Problem details
Retype the opening lines of the data exactly, stopping after the line that contains "-- ++(0,41) -- ++(46,0) -- cycle;". Skip every picture.

Data
%%

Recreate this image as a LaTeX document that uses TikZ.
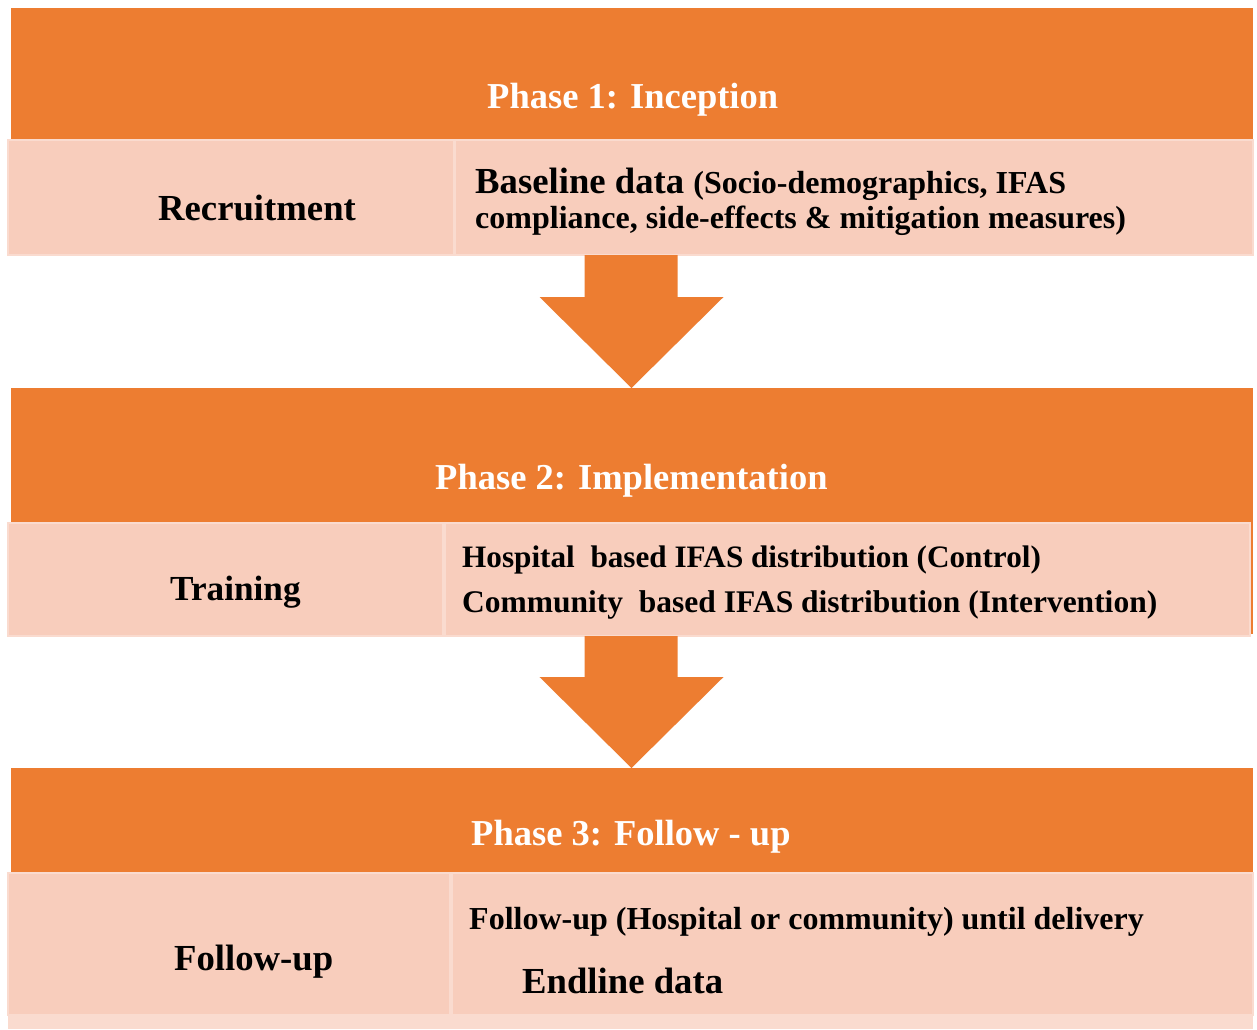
\documentclass[tikz,border=0pt]{standalone}
\usepackage{fontspec}
\setmainfont{Liberation Serif}
\definecolor{phaseorange}{HTML}{ED7D31}
\definecolor{cellpink}{HTML}{F8CDBC}
\definecolor{cellline}{HTML}{FADBCF}
\begin{document}
\begin{tikzpicture}[x=1pt,y=-1pt,
  band/.style={fill=phaseorange, inner sep=0pt, outer sep=0pt, anchor=north west, minimum width=1242pt},
  cell/.style={fill=cellpink, draw=cellline, line width=1.5pt, inner sep=0pt, outer sep=0pt, anchor=north west},
  title/.style={text=white, font=\bfseries\fontsize{36.5}{40}\selectfont, anchor=base west, inner sep=0pt},
  lbl/.style={font=\bfseries\fontsize{36.7}{40}\selectfont, anchor=base west, inner sep=0pt},
  body/.style={font=\bfseries\fontsize{32}{36}\selectfont, anchor=base west, inner sep=0pt},
  blockarrow/.style={fill=phaseorange}]
\useasboundingbox (0,0) rectangle (1257,1029);
\fill[white] (0,0) rectangle (1257,1029);

% Phase 1
\node[band, minimum height=132pt] (h1) at (10.5,8) {};
\node[cell, minimum width=446pt, minimum height=115pt] (c1l) at (8,140) {};
\node[cell, minimum width=798pt, minimum height=115pt] (c1r) at (455,140) {};

% Phase 2
\node[band, minimum height=135pt] (h2) at (10.5,388) {};
\fill[phaseorange] (h2.south east) rectangle ++(-3,111);
\node[cell, minimum width=435pt, minimum height=113pt] (c2l) at (8,523) {};
\node[cell, minimum width=805pt, minimum height=113pt] (c2r) at (445,523) {};

% Phase 3
\node[band, minimum height=105pt] (h3) at (10.5,768) {};
\node[cell, minimum width=442pt, minimum height=142pt] (c3l) at (8,873) {};
\node[cell, minimum width=801pt, minimum height=142pt] (c3r) at (452,873) {};
\fill[cellline] (c3l.south west) rectangle (1253,1029);

% Block arrows
\fill[blockarrow] (h2.north) -- ++(-92,-91) -- ++(45,0) -- ++(0,-42) -- ++(93,0) -- ++(0,42) -- ++(46,0) -- cycle;
\fill[blockarrow] (h3.north) -- ++(-92,-91) -- ++(45,0) -- ++(0,-41) -- ++(93,0) -- ++(0,41) -- ++(46,0) -- cycle;

% Texts
\node[title] (t1) at (487,108) {Phase 1: Inception};
\node[lbl] (l1) at (158,220) {Recruitment};
\node[lbl] (b1a) at (475,193) {Baseline data \fontsize{32}{36}\selectfont(Socio-demographics, IFAS};
\node[body] (b1b) at (475,228) {compliance, side-effects \& mitigation measures)};

\node[title] (t2) at (435,489) {Phase 2: Implementation};
\node[lbl, font=\bfseries\fontsize{35.2}{40}\selectfont] (l2) at (170,600) {Training};
\node[body, font=\bfseries\fontsize{31.2}{36}\selectfont] (b2a) at (462,567) {Hospital\ \ based IFAS distribution (Control)};
\node[body, font=\bfseries\fontsize{31.5}{36}\selectfont] (b2b) at (462,612) {Community\ \ based IFAS distribution (Intervention)};

\node[title] (t3) at (471,845) {Phase 3: Follow - up};
\node[lbl] (l3) at (174,970) {Follow-up};
\node[body] (b3a) at (469,929) {Follow-up (Hospital or community) until delivery};
\node[lbl] (b3b) at (522,993) {Endline data};
\end{tikzpicture}
\end{document}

%%

Solution to this task
Recreate this image as a LaTeX document that uses TikZ.
\documentclass[tikz,border=0pt]{standalone}
\usepackage{fontspec}
\setmainfont{Liberation Serif}
\definecolor{phaseorange}{HTML}{ED7D31}
\definecolor{cellpink}{HTML}{F8CDBC}
\definecolor{cellline}{HTML}{FADBCF}
\begin{document}
\begin{tikzpicture}[x=1pt,y=-1pt,
  band/.style={fill=phaseorange, inner sep=0pt, outer sep=0pt, anchor=north west, minimum width=1242pt},
  cell/.style={fill=cellpink, draw=cellline, line width=1.5pt, inner sep=0pt, outer sep=0pt, anchor=north west},
  title/.style={text=white, font=\bfseries\fontsize{36.5}{40}\selectfont, anchor=base west, inner sep=0pt},
  lbl/.style={font=\bfseries\fontsize{36.7}{40}\selectfont, anchor=base west, inner sep=0pt},
  body/.style={font=\bfseries\fontsize{32}{36}\selectfont, anchor=base west, inner sep=0pt},
  blockarrow/.style={fill=phaseorange}]
\useasboundingbox (0,0) rectangle (1257,1029);
\fill[white] (0,0) rectangle (1257,1029);

% Phase 1
\node[band, minimum height=132pt] (h1) at (10.5,8) {};
\node[cell, minimum width=446pt, minimum height=115pt] (c1l) at (8,140) {};
\node[cell, minimum width=798pt, minimum height=115pt] (c1r) at (455,140) {};

% Phase 2
\node[band, minimum height=135pt] (h2) at (10.5,388) {};
\fill[phaseorange] (h2.south east) rectangle ++(-3,111);
\node[cell, minimum width=435pt, minimum height=113pt] (c2l) at (8,523) {};
\node[cell, minimum width=805pt, minimum height=113pt] (c2r) at (445,523) {};

% Phase 3
\node[band, minimum height=105pt] (h3) at (10.5,768) {};
\node[cell, minimum width=442pt, minimum height=142pt] (c3l) at (8,873) {};
\node[cell, minimum width=801pt, minimum height=142pt] (c3r) at (452,873) {};
\fill[cellline] (c3l.south west) rectangle (1253,1029);

% Block arrows
\fill[blockarrow] (h2.north) -- ++(-92,-91) -- ++(45,0) -- ++(0,-42) -- ++(93,0) -- ++(0,42) -- ++(46,0) -- cycle;
\fill[blockarrow] (h3.north) -- ++(-92,-91) -- ++(45,0) -- ++(0,-41) -- ++(93,0) -- ++(0,41) -- ++(46,0) -- cycle;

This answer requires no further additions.